Reach's print newspapers also had to fill pages for the day after the strike. According to the NUJ in Scotland, the Daily Record was largely made up of Daily Mirror content on 1 September.

Laura Davison, NUJ national organiser, said: "There is no doubt the walkout of journalists impacted company business and illustrated the strength of feeling and collective power among journalists calling for the fair pay they deserve. Since the day of action, Reach management have returned to the negotiation table with a revised pay package that the NUJ will put to members in a consultative ballot later this week."
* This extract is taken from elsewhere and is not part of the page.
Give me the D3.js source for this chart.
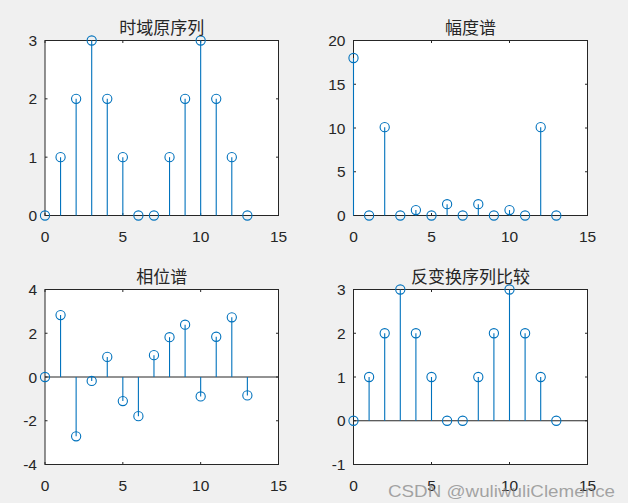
<!DOCTYPE html>
<html><head><meta charset="utf-8">
<script src="https://cdn.jsdelivr.net/npm/d3@7"></script>
<style>
html,body{margin:0;padding:0;background:#f0f0f0;}
svg{display:block;}
</style></head>
<body>
<script>
// ---- data ----
const n = [0,1,2,3,4,5,6,7,8,9,10,11,12,13];
const seqValues = [0,1,2,3,2,1,0,0,1,2,3,2,1,0];
const magValues = [18,0,10.1,0,0.62,0,1.29,0,1.29,0,0.62,0,10.1,0];
const phaseValues = [0,2.83,-2.71,-0.18,0.92,-1.10,-1.79,1.0,1.82,2.39,-0.89,1.84,2.73,-0.84];
const invValues = [0,1,2,3,2,1,0,0,1,2,3,2,1,0];
const titles = ["时域原序列","幅度谱","相位谱","反变换序列比较"];
const xTicks = [0,5,10,15];
const yTicks1 = [0,1,2,3];
const yTicks2 = [0,5,10,15,20];
const yTicks3 = [-4,-2,0,2,4];
const yTicks4 = [-1,0,1,2,3];

const W = 628, H = 503;
const svg = d3.select("body").append("svg").attr("width",W).attr("height",H);
svg.append("rect").attr("width",W).attr("height",H).attr("fill","#f0f0f0");

const panels = [
  {vals:seqValues, yd:[0,3], yt:yTicks1, box:[45,278.5,40.5,215.5], title:titles[0]},
  {vals:magValues, yd:[0,20], yt:yTicks2, box:[353.5,587.5,40.5,215.5], title:titles[1]},
  {vals:phaseValues, yd:[-4,4], yt:yTicks3, box:[45,278.5,289.5,464.5], title:titles[2]},
  {vals:invValues, yd:[-1,3], yt:yTicks4, box:[353.5,587.5,289.5,464.5], title:titles[3]},
];
const axisColor = "#262626";
const stemColor = "#0072BD";
const tickLen = 2.5;

panels.forEach(p => {
  const [x0,x1,y0,y1] = p.box;
  const x = d3.scaleLinear().domain([0,15]).range([x0,x1]);
  const y = d3.scaleLinear().domain(p.yd).range([y1,y0]);
  const g = svg.append("g");
  g.append("rect").attr("x",x0).attr("y",y0).attr("width",x1-x0).attr("height",y1-y0).attr("fill","#fff");

  // ticks inside, both sides
  const tg = g.append("g").attr("stroke",axisColor).attr("stroke-width",1);
  xTicks.forEach(t => {
    tg.append("line").attr("x1",x(t)).attr("x2",x(t)).attr("y1",y1).attr("y2",y1-tickLen);
    tg.append("line").attr("x1",x(t)).attr("x2",x(t)).attr("y1",y0).attr("y2",y0+tickLen);
  });
  p.yt.forEach(t => {
    tg.append("line").attr("x1",x0).attr("x2",x0+tickLen).attr("y1",y(t)).attr("y2",y(t));
    tg.append("line").attr("x1",x1).attr("x2",x1-tickLen).attr("y1",y(t)).attr("y2",y(t));
  });

  // baseline
  g.append("line").attr("x1",x0).attr("x2",x1).attr("y1",y(0)).attr("y2",y(0))
    .attr("stroke",axisColor).attr("stroke-width",1);

  // box
  g.append("rect").attr("x",x0).attr("y",y0).attr("width",x1-x0).attr("height",y1-y0)
    .attr("fill","none").attr("stroke",axisColor).attr("stroke-width",1);

  // tick labels
  const lg = g.append("g").attr("font-family","Arial, 'Liberation Sans', sans-serif")
    .attr("font-size","15.5px").attr("fill",axisColor);
  xTicks.forEach(t => {
    lg.append("text").attr("x",x(t)).attr("y",y1+26).attr("text-anchor","middle").text(t);
  });
  p.yt.forEach(t => {
    lg.append("text").attr("x",x0-8).attr("y",y(t)+5.5).attr("text-anchor","end").text(t);
  });

  // stems
  const data = n.map((k,i) => ({k, v:p.vals[i]}));
  g.append("g").selectAll("line").data(data).join("line")
    .attr("x1",d=>x(d.k)).attr("x2",d=>x(d.k)).attr("y1",y(0)).attr("y2",d=>y(d.v))
    .attr("stroke",stemColor).attr("stroke-width",1.1);
  g.append("g").selectAll("circle").data(data).join("circle")
    .attr("cx",d=>x(d.k)).attr("cy",d=>y(d.v)).attr("r",4.6)
    .attr("fill","none").attr("stroke",stemColor).attr("stroke-width",1.1);

  // title
  g.append("text").attr("x",(x0+x1)/2).attr("y",y0-14).attr("dominant-baseline","central")
    .attr("text-anchor","middle").attr("font-family","'Noto Sans CJK SC', sans-serif")
    .attr("font-size","17px").attr("fill",axisColor).text(p.title);
});

// watermark
svg.append("text").attr("x",388).attr("y",497).attr("font-family","Arial, 'Liberation Sans', sans-serif")
  .attr("font-size","17px").attr("fill","#888").attr("fill-opacity",0.75)
  .attr("textLength",227).attr("lengthAdjust","spacingAndGlyphs")
  .text("CSDN @wuliwuliClemence");
</script>
</body></html>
Davison continued: "Quality journalism at Reach is made possible thanks to dedicated journalists committed to their roles and providing the diverse breadth of content audiences have come to expect. The union's growing membership at the publisher, alongside widespread support from members of the public and MPs during strike action last month, has instilled confidence in members taking a stand. The union is focused on achieving a fair pay award members can accept."

Reach has seen a drop in profits so far in 2022 as first-half revenue fell 1.6% year-on-year to £297.4m. Chief executive Jim Mullen is one of the UK’s best-paid media executives, according to a recent Press Gazette ranking. 

Similarweb generates its traffic data by applying machine learning and modelling to statistically representative datasets that the company collects. Datasets are based on direct measurement (i.e. websites and apps that choose to share first-party analytics with Similarweb), contributory networks that aggregate device data, partnerships, and public data extraction from websites and apps.